Corresponding to those numbers, according to, the top five teams on this season are taking far fewer 2-point jumpers than the top five teams over the prior four seasons.

As college teams attempt to adjust to the growing analytical mindset within the game, trickling down from the NBA, greater parity may become an unintended consequence. Instead of winning correlating to long-range prowess, top college teams still appear to be those that dominate the paint and possess top-flight big men.

That’s not to say that games this year are uninteresting. The see-saw nature of the season has provided the usual share of mind-blowing endings and absurd game-winners.

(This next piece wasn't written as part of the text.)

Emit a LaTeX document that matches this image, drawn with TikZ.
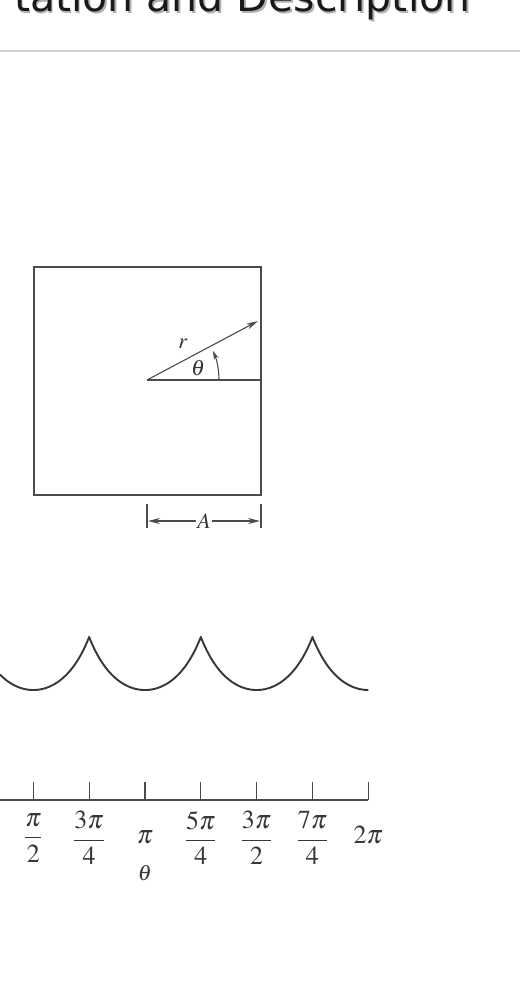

As we move into March Madness, without a historically great team to root for or against, expect the unexpected. The good thing about a season without a clearly defined top team is that the NCAA Tournament can go in an infinite number of directions, keeping fans glued to their seats for every minute.

The only difference between this year and years prior is that the team cutting down the nets in Houston in April will have to admit that it was never a real No. 1 team.